Accuracy Plot: Both training and testing accuracies increase and stabilize at a high value. There’s only a small gap between training and testing accuracy.
Interpretation: The model is learning effectively from the training data and generalizing well to unseen data.
In our case the following is true:
Loss Curves: They’re both moving downwards and the gap between them isn’t very big.
Accuracy Curves: They’re both moving upwards and the gap between them isn’t very big either.
Looks like our model is doing really well. Let’s use it to make some predictions then.
5) Making Predictions on the Test Set¶
Finally, let’s use the model to make a prediction on the test set. First, we’ll define a function to predict and plot a single image and then we’ll use it to predict and plot several images.
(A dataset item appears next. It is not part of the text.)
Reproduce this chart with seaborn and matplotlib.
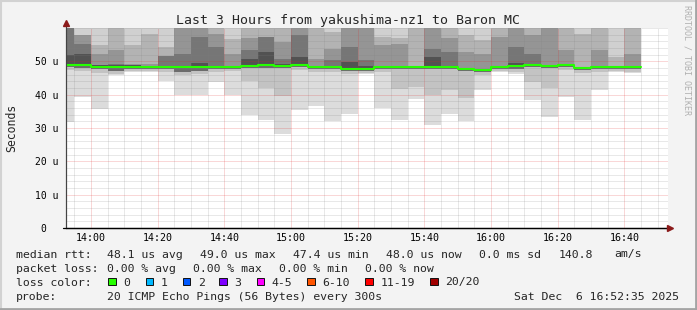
import matplotlib
matplotlib.use("Agg")
import matplotlib.pyplot as plt
import pandas as pd
import seaborn as sns
from matplotlib.lines import Line2D
from matplotlib.patches import Rectangle
from matplotlib.ticker import MultipleLocator, FixedLocator

# ---------------- data ----------------
# end time of each 5-minute step
bar_end_times = ["13:55", "14:00", "14:05", "14:10", "14:15", "14:20", "14:25",
                 "14:30", "14:35", "14:40", "14:45", "14:50", "14:55", "15:00",
                 "15:05", "15:10", "15:15", "15:20", "15:25", "15:30", "15:35",
                 "15:40", "15:45", "15:50", "15:55", "16:00", "16:05", "16:10",
                 "16:15", "16:20", "16:25", "16:30", "16:35", "16:40", "16:45"]

# median rtt (microseconds)
median_us = [49.0, 48.9, 48.3, 48.3, 48.3, 48.4, 48.3, 48.3, 48.3, 48.3,
             48.3, 48.6, 49.0, 48.6, 49.0, 48.2, 48.2, 47.8, 47.8, 48.3,
             48.3, 48.2, 48.3, 48.3, 47.6, 47.4, 48.3, 48.6, 49.0, 48.7,
             49.0, 47.9, 48.3, 48.3, 48.3]

# smoke below the median: lowest ping, then inner boundaries
min_us = [31.9, 39.3, 35.7, 45.8, 46.8, 46.8, 44.1, 40.0, 40.0, 43.8,
          40.0, 34.0, 32.3, 28.2, 35.3, 36.5, 32.1, 34.1, 46.3, 36.0,
          32.3, 38.6, 31.0, 34.1, 32.1, 41.4, 46.8, 46.3, 38.3, 33.2,
          39.4, 32.3, 41.4, 46.8, 46.5]
low_mid_us = [47.3, 47.2, 46.6, 46.3, 47.0, 47.0, 46.8, 46.0, 46.3, 46.8,
              47.0, 44.0, 42.0, 39.6, 47.4, 46.8, 46.7, 46.3, 46.4, 46.8,
              41.8, 42.3, 39.8, 41.3, 39.1, 46.0, 47.0, 46.8, 43.8, 42.1,
              47.4, 46.5, 46.8, 47.0, 46.9]
low_inner_us = [48.2, 48.0, 47.6, 47.0, 47.8, 47.8, 47.7, 46.9, 47.2, 47.6,
                47.8, 47.9, 48.1, 47.9, 48.3, 47.6, 47.6, 47.2, 47.2, 47.7,
                47.6, 47.6, 47.7, 47.6, 47.0, 46.9, 47.8, 47.6, 48.3, 48.0,
                48.3, 47.3, 47.7, 47.8, 47.7]

# smoke above the median (61 = beyond the top of the scale)
up1_us = [52.0, 52.3, 48.8, 48.8, 48.9, 48.5, 48.5, 48.5, 49.5, 48.5,
          48.5, 50.8, 52.8, 49.2, 51.3, 48.5, 48.6, 49.8, 48.5, 48.6,
          48.6, 48.5, 51.3, 48.5, 48.0, 47.8, 48.6, 49.5, 49.3, 49.0,
          49.3, 48.2, 48.6, 48.5, 48.6]
up2_us = [61.0, 55.3, 48.8, 49.3, 48.9, 48.5, 51.5, 52.3, 57.3, 54.3,
          48.5, 53.5, 57.3, 50.8, 57.8, 48.5, 50.3, 54.3, 50.3, 48.6,
          48.6, 48.5, 53.8, 52.8, 48.0, 47.8, 48.6, 54.3, 52.3, 49.0,
          49.3, 48.2, 48.6, 48.5, 48.6]
up3_us = [61.0, 57.8, 52.3, 53.5, 49.2, 49.3, 51.5, 61.0, 61.0, 58.3,
          52.3, 57.0, 57.3, 55.8, 61.0, 50.8, 53.8, 61.0, 61.0, 54.8,
          55.3, 48.6, 61.0, 57.0, 52.8, 52.3, 57.3, 61.0, 57.8, 61.0,
          53.3, 48.4, 53.3, 48.5, 52.3]
up4_us = [61.0, 57.8, 54.8, 61.0, 55.0, 58.3, 54.3, 61.0, 61.0, 61.0,
          56.8, 61.0, 61.0, 61.0, 61.0, 61.0, 58.8, 61.0, 61.0, 57.3,
          57.0, 61.0, 61.0, 61.0, 58.0, 56.3, 61.0, 61.0, 61.0, 61.0,
          61.0, 58.3, 61.0, 51.3, 61.0]

y_tick_values = [0, 10, 20, 30, 40, 50]
y_tick_labels = ["0  ", "10 u", "20 u", "30 u", "40 u", "50 u"]
x_tick_times = ["14:00", "14:20", "14:40", "15:00", "15:20", "15:40",
                "16:00", "16:20", "16:40"]

rtt_stats = ["48.1 us avg", "49.0 us max", "47.4 us min", "48.0 us now",
             "0.0 ms sd", "140.8", "am/s"]
loss_stats = ["0.00 % avg", "0.00 % max", "0.00 % min", "0.00 % now"]
loss_labels = ["0", "1", "2", "3", "4-5", "6-10", "11-19", "20/20"]
loss_colors = ["#26ff00", "#00b8ff", "#0059ff", "#7e00ff", "#ff00ff",
               "#ff5500", "#ff0000", "#a10000"]
title = "Last 3 Hours from yakushima-nz1 to Baron MC"
probe_text = "20 ICMP Echo Pings (56 Bytes) every 300s"
stamp_text = "Sat Dec  6 16:52:35 2025"

# ---------------- figure ----------------
W, H = 697, 310
BG = "#f3f3f3"
MONO = "DejaVu Sans Mono"

sns.set_style("white")
plt.rcParams["font.family"] = [MONO, "DejaVu Sans"]

fig = plt.figure(figsize=(W / 100, H / 100), dpi=100, facecolor=BG)


def fx(x):
    return x / W


def fy(y):
    return 1 - y / H


ax = fig.add_axes([fx(66), fy(228), 602 / W, 200 / H])
ax.set_facecolor("white")


def to_min(t):
    h, m = t.split(":")
    return (int(h) - 13) * 60 + int(m)


step = 5
starts = [to_min(t) - step for t in bar_end_times]
Y_TOP = 60.0
X_LEFT, X_RIGHT = 52.5, 233.1

top_edge = [Y_TOP + 2] * len(starts)
layers = [
    (min_us, low_mid_us, "#dcdcdc"),
    (low_mid_us, low_inner_us, "#c3c3c3"),
    (low_inner_us, median_us, "#6c6c6c"),
    (median_us, up1_us, "#525252"),
    (up1_us, up2_us, "#767676"),
    (up2_us, up3_us, "#959595"),
    (up3_us, up4_us, "#b3b3b3"),
    (up4_us, top_edge, "#d0d0d0"),
]
for lo, hi, col in layers:
    hts = [max(h - l, 0) for l, h in zip(lo, hi)]
    ax.bar(starts, hts, width=step, bottom=lo, align="edge", color=col,
           linewidth=0, antialiased=False, zorder=1)

df = pd.DataFrame({"t": starts + [to_min(bar_end_times[-1])],
                   "rtt": median_us + [median_us[-1]]})
sns.lineplot(data=df, x="t", y="rtt", ax=ax, drawstyle="steps-post",
             color="#26ff00", linewidth=1.5, estimator=None, zorder=3)

ax.set_xlim(X_LEFT, X_RIGHT)
ax.set_ylim(0, Y_TOP)
ax.set_xlabel("")
ax.set_ylabel("")

ax.xaxis.set_major_locator(FixedLocator([to_min(t) for t in x_tick_times]))
ax.set_xticklabels(x_tick_times)
ax.xaxis.set_minor_locator(MultipleLocator(5))
ax.set_yticks(y_tick_values)
ax.set_yticklabels(y_tick_labels)
ax.yaxis.set_minor_locator(MultipleLocator(2))

ax.tick_params(axis="x", which="both", length=0, pad=3.9, labelsize=7.2,
               labelcolor="#000000")
ax.tick_params(axis="y", which="both", length=0, pad=5.3, labelsize=7.0,
               labelcolor="#000000")

ax.set_axisbelow(False)
ax.grid(which="minor", color="#808080", alpha=0.35, linestyle=(0, (1, 1)),
        linewidth=0.72)
ax.grid(which="major", color="#e02020", alpha=0.35, linestyle=(0, (1, 1)),
        linewidth=0.72)

for s in ("top", "right"):
    ax.spines[s].set_visible(False)
ax.spines["left"].set_color("#444444")
ax.spines["left"].set_linewidth(0.8)
ax.spines["bottom"].set_color("#000000")
ax.spines["bottom"].set_linewidth(0.9)

# axis extensions and arrows
fig.add_artist(Line2D([fx(66), fx(66)], [fy(228), fy(24)], color="#444444",
                      linewidth=0.8))
fig.add_artist(Line2D([fx(63), fx(669)], [fy(228), fy(228)], color="#000000",
                      linewidth=0.9))
fig.add_artist(Line2D([fx(66)], [fy(23)], marker="^", markersize=4.2,
                      color="#8b1a1a", linestyle="none"))
fig.add_artist(Line2D([fx(670)], [fy(228)], marker=">", markersize=4.2,
                      color="#8b1a1a", linestyle="none"))

# frame
fig.add_artist(Line2D([0, 1], [fy(0.8), fy(0.8)], color="#d2d2d2", linewidth=1.5))
fig.add_artist(Line2D([fx(0.8), fx(0.8)], [0, 1], color="#d2d2d2", linewidth=1.5))
fig.add_artist(Line2D([0, 1], [fy(309), fy(309)], color="#a4a4a4", linewidth=2.0))
fig.add_artist(Line2D([fx(696), fx(696)], [0, 1], color="#a4a4a4", linewidth=2.0))

# texts
fig.text(fx(348), fy(24), title, ha="center", va="baseline", fontsize=9.5,
         family=MONO)
fig.text(fx(11.5), fy(128), "Seconds", rotation=90, ha="center", va="center",
         fontsize=8.3, family=MONO)
fig.text(fx(687.5), fy(60), "RRDTOOL / TOBI OETIKER", rotation=270,
         ha="center", va="center", fontsize=6.0, color="#b0b0b0", family=MONO)

LFS = 8.25
row1_x = [107.3, 200.0, 292.7, 386.3, 479.3, 558.3, 614.7]
fig.text(fx(16), fy(257.5), "median rtt:", fontsize=LFS, family=MONO, va="baseline")
for s, x in zip(rtt_stats, row1_x):
    fig.text(fx(x), fy(257.5), s, fontsize=LFS, family=MONO, va="baseline")

row2_x = [107.3, 193.3, 279.3, 365.3]
fig.text(fx(16), fy(271.7), "packet loss:", fontsize=LFS, family=MONO, va="baseline")
for s, x in zip(loss_stats, row2_x):
    fig.text(fx(x), fy(271.7), s, fontsize=LFS, family=MONO, va="baseline")

box_x = [108.3, 145.7, 182.7, 219.3, 256.7, 307.3, 365.3, 430.3]
fig.text(fx(16), fy(285.5), "loss color:", fontsize=LFS, family=MONO, va="baseline")
for lab, col, x in zip(loss_labels, loss_colors, box_x):
    fig.add_artist(Rectangle((fx(x), fy(285.3)), 7.3 / W, 7.3 / H,
                             transform=fig.transFigure, facecolor=col,
                             edgecolor="#111111", linewidth=0.7))
    fig.text(fx(x + 15), fy(285.5), lab, fontsize=LFS, family=MONO, va="baseline")

fig.text(fx(16), fy(299.8), "probe:", fontsize=LFS, family=MONO, va="baseline")
fig.text(fx(107.3), fy(299.8), probe_text, fontsize=LFS, family=MONO, va="baseline")
fig.text(fx(513.7), fy(299.8), stamp_text, fontsize=LFS, family=MONO, va="baseline")

fig.savefig("out.png", dpi=100, facecolor=BG)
Here’s the function:
def predict_and_plot_image(
model: torch.nn.Module,
classes: List[str],
image_path: str,
image_size: Tuple[int, int] = (224, 224),
transform: torchvision.transforms = None,
device: torch.device=device):
# open image
img = Image.open(image_path)
# compose transformations
if transform is not None:
image_transform = transform
else:
image_transform = transforms.Compose([
transforms.Resize(image_size),
transforms.ToTensor(),
transforms.Normalize(mean=[0.485, 0.456, 0.406],
std=[0.229, 0.224, 0.225]),
])
# put model on target device
model.to(device)
# eval and inference mode
model.eval()
with torch.inference_mode():
transformed_image = image_transform(img).unsqueeze(dim=0)
# make prediction
target_image_pred = model(transformed_image.to(device))
# logits -> prediction probabilities
target_image_pred_probs = torch.softmax(target_image_pred, dim=1)
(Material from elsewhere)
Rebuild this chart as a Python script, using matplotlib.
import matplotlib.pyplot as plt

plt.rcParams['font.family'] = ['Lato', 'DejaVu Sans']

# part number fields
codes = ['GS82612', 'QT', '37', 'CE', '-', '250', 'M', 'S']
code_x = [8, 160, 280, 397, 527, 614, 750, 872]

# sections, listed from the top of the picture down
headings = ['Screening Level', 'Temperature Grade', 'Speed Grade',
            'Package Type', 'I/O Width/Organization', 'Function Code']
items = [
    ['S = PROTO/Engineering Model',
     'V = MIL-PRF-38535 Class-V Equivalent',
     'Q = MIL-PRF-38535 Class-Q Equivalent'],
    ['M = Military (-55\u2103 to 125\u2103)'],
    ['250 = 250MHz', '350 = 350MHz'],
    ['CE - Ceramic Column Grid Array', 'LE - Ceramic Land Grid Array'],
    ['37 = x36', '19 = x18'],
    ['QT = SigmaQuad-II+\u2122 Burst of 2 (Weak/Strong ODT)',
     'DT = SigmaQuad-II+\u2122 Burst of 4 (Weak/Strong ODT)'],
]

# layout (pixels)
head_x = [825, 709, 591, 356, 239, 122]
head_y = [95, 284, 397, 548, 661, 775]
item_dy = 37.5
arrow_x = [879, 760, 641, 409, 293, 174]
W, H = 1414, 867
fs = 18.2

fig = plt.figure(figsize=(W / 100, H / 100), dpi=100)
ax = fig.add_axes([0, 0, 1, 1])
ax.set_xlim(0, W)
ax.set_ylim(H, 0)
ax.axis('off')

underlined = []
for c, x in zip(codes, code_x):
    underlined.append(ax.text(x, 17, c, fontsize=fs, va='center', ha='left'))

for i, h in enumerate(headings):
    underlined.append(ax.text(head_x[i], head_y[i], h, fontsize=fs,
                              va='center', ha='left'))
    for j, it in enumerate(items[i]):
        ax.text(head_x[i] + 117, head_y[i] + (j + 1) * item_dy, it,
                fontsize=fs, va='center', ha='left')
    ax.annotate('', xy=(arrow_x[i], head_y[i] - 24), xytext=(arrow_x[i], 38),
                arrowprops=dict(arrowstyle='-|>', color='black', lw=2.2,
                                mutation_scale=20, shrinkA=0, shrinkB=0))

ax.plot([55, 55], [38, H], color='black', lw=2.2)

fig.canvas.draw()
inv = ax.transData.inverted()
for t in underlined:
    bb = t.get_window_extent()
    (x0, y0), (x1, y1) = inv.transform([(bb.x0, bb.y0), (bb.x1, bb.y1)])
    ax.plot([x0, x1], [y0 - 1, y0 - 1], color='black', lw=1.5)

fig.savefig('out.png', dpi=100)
# prediction probabilities -> prediction labels
target_image_pred_label = torch.argmax(target_image_pred_probs, dim=1)
# plot image
plt.figure()
plt.imshow(img)
plt.title(f"Prediction: {classes[target_image_pred_label]} | Probability: {target_image_pred_probs.max():.2f}")
plt.axis(False);
Now let’s predict and plot a couple images from the test set:
# a sample from test set
sample_size = 3
image_paths = list(Path(test_dir).glob("*/*.jpg"))
image_sample = random.sample(population=image_paths, k=sample_size)
# predict and plot
for image_path in image_sample:
predict_and_plot_image(
model=model,
classes=classes,
image_path=image_path,
image_size=(224, 224),
transform=weights.transforms()
)
These predictions are pretty high, so the model isn’t that bad after all.
Conclusion¶
In this project, we successfully employed transfer learning using a pre-trained ResNet-50 model to classify images from the EuroSAT dataset. By leveraging the pre-trained weights and fine-tuning the classifier, the model was able to achieve reasonably good performance.
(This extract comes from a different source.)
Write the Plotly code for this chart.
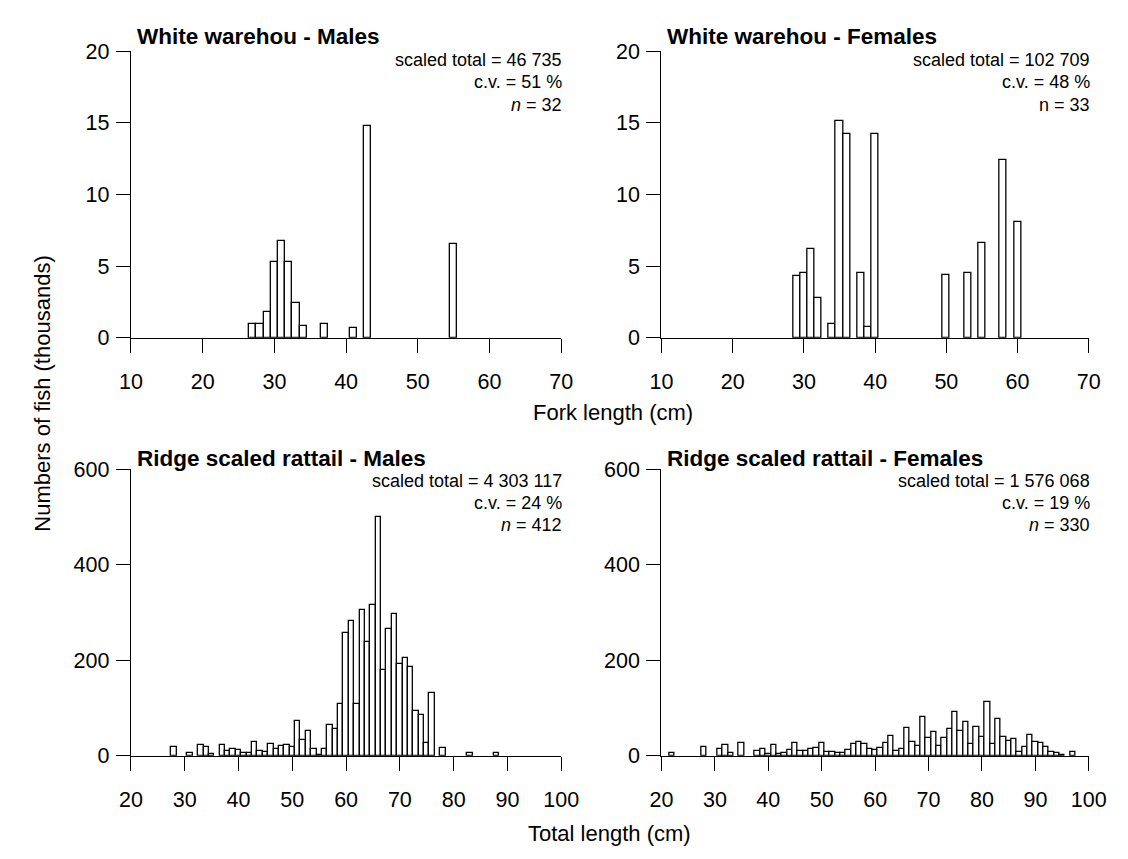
import plotly.graph_objects as go

# ---------------- data ----------------
wm_len = [27, 28, 29, 30, 31, 32, 33, 34, 37, 41, 43, 55]
wm_val = [0.95, 0.95, 1.8, 5.27, 6.75, 5.27, 2.43, 0.8, 0.95, 0.66, 14.77, 6.55]

wf_len = [29, 30, 31, 32, 34, 35, 36, 38, 39, 40, 50, 53, 55, 58, 60]
wf_val = [4.28, 4.55, 6.2, 2.77, 0.97, 15.1, 14.2, 4.55, 0.72, 14.2, 4.37, 4.5, 6.58, 12.4, 8.06]

rm_len = [28, 31, 33, 34, 35, 37, 38, 39, 40, 41, 42, 43, 44, 45, 46, 47, 48, 49, 50,
          51, 52, 53, 54, 55, 56, 57, 58, 59, 60, 61, 62, 63, 64, 65, 66, 67, 68, 69,
          70, 71, 72, 73, 74, 75, 76, 78, 83, 88]
rm_val = [18, 6, 22, 19, 3, 23, 9, 14, 13, 5, 6, 29, 10, 8, 25, 15, 21, 23, 18,
          72, 32, 51, 15, 2, 15, 65, 55, 109, 256, 281, 108, 306, 237, 315, 500, 180, 266, 297,
          193, 205, 186, 93, 86, 27, 131, 17, 5, 5]

rf_len = [22, 28, 31, 32, 33, 35, 38, 39, 40, 41, 42, 43, 44, 45, 46, 47, 48, 49, 50,
          51, 52, 53, 54, 55, 56, 57, 58, 59, 60, 61, 62, 63, 64, 65, 66, 67, 68, 69,
          70, 71, 72, 73, 74, 75, 76, 77, 78, 79, 80, 81, 82, 83, 84, 85, 86, 87, 88,
          89, 90, 91, 92, 93, 94, 95, 97]
rf_val = [5, 18, 14, 22, 6, 27, 10, 14, 3, 22, 3, 5, 12, 26, 9, 10, 14, 17, 26,
          8, 8, 5, 5, 12, 25, 28, 25, 14, 13, 16, 26, 42, 10, 14, 58, 28, 20, 81,
          37, 49, 20, 37, 56, 92, 51, 71, 25, 60, 39, 112, 24, 76, 40, 31, 35, 7, 18,
          43, 29, 26, 18, 7, 5, 2, 7]

titles = ["White warehou - Males", "White warehou - Females",
          "Ridge scaled rattail - Males", "Ridge scaled rattail - Females"]
stats = [["scaled total = 46 735", "c.v. = 51 %", "<i>n</i> = 32"],
         ["scaled total = 102 709", "c.v. = 48 %", "n = 33"],
         ["scaled total = 4 303 117", "c.v. = 24 %", "<i>n</i> = 412"],
         ["scaled total = 1 576 068", "c.v. = 19 %", "<i>n</i> = 330"]]

top_xticks = [10, 20, 30, 40, 50, 60, 70]
top_yticks = [0, 5, 10, 15, 20]
bot_xticks = [20, 30, 40, 50, 60, 70, 80, 90, 100]
bot_yticks = [0, 200, 400, 600]

# ---------------- layout helpers ----------------
W, H = 1128, 859
FONT = "Liberation Sans, Arial, Helvetica, sans-serif"

def px_x(p):
    return p / W

def px_y(p):
    return 1 - p / H

xdom = [[px_x(114), px_x(556)], [px_x(659), px_x(1098)]]
ydom = [[px_y(328), px_y(33)], [px_y(758), px_y(463)]]

panels = [
    (wm_len, wm_val, 0, 0, [10, 70], [0, 20], top_xticks, top_yticks),
    (wf_len, wf_val, 1, 0, [10, 70], [0, 20], top_xticks, top_yticks),
    (rm_len, rm_val, 0, 1, [20, 100], [0, 600], bot_xticks, bot_yticks),
    (rf_len, rf_val, 1, 1, [20, 100], [0, 600], bot_xticks, bot_yticks),
]

fig = go.Figure()
layout = dict(
    width=W, height=H,
    margin=dict(l=0, r=0, t=0, b=0),
    paper_bgcolor="white", plot_bgcolor="white",
    showlegend=False,
    font=dict(family=FONT, size=21.5, color="black"),
    bargap=0,
)

annotations = []
for i, (xs, ys, col, row, xr, yr, xt, yt) in enumerate(panels):
    n = i + 1
    xa = "x" if n == 1 else f"x{n}"
    ya = "y" if n == 1 else f"y{n}"
    fig.add_trace(go.Bar(
        x=xs, y=ys, width=1,
        marker=dict(color="white", line=dict(color="black", width=1.3)),
        xaxis=xa, yaxis=ya, hoverinfo="x+y",
    ))
    common = dict(showline=True, linecolor="black", linewidth=1.4,
                  ticks="outside", ticklen=14, tickwidth=1.4, tickcolor="black",
                  showgrid=False, zeroline=False,
                  tickfont=dict(family=FONT, size=21.5, color="black"))
    layout["xaxis" if n == 1 else f"xaxis{n}"] = dict(
        common, domain=xdom[col], range=xr, tickvals=xt, anchor=ya,
        ticklabelstandoff=10)
    layout["yaxis" if n == 1 else f"yaxis{n}"] = dict(
        common, domain=ydom[row], range=yr, tickvals=yt, anchor=xa,
        ticklabelstandoff=2)

    left_px = xdom[col][0] * W
    right_px = xdom[col][1] * W
    title_y = 18 if row == 0 else 452
    annotations.append(dict(
        text=f"<b>{titles[i]}</b>", xref="paper", yref="paper",
        x=px_x(left_px + 4), y=px_y(title_y), xanchor="left", yanchor="middle",
        showarrow=False, font=dict(family=FONT, size=22.5, color="black")))
    line_y = [42.5, 65, 88] if row == 0 else [475, 498, 521]
    for j, t in enumerate(stats[i]):
        annotations.append(dict(
            text=t, xref="paper", yref="paper",
            x=px_x(right_px + 3), y=px_y(line_y[j]), xanchor="right", yanchor="middle",
            showarrow=False, font=dict(family=FONT, size=18, color="black")))

annotations.append(dict(text="Fork length (cm)", xref="paper", yref="paper",
                        x=px_x(609), y=px_y(405), xanchor="center", yanchor="middle",
                        showarrow=False, font=dict(family=FONT, size=22, color="black")))
annotations.append(dict(text="Total length (cm)", xref="paper", yref="paper",
                        x=px_x(606), y=px_y(838), xanchor="center", yanchor="middle",
                        showarrow=False, font=dict(family=FONT, size=22, color="black")))
annotations.append(dict(text="Numbers of fish (thousands)", xref="paper", yref="paper",
                        x=px_x(23), y=px_y(385), xanchor="center", yanchor="middle",
                        textangle=-90, showarrow=False,
                        font=dict(family=FONT, size=22, color="black")))

layout["annotations"] = annotations
fig.update_layout(**layout)
fig.write_html("out.html")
The training process involved preparing the data, adjusting the pre-trained model, training the model, evaluating its performance through loss and accuracy curves, and finally making predictions on the test set.
The training and test accuracy curves were moving in a desirable direction (increasing accuracy, decreasing loss).
Despite some room for further improvement, the prediction results were high. It demonstrates the effectiveness of transfer learning for image classification. This project provides a foundation for further exploration and optimization, such as hyperparameter tuning, data augmentation, or exploring different architectures, to achieve even higher accuracy and better generalization.
Overall, the project showcases the potential of transfer learning for efficiently building image classification models, achieving satisfactory results with reduced training time and effort.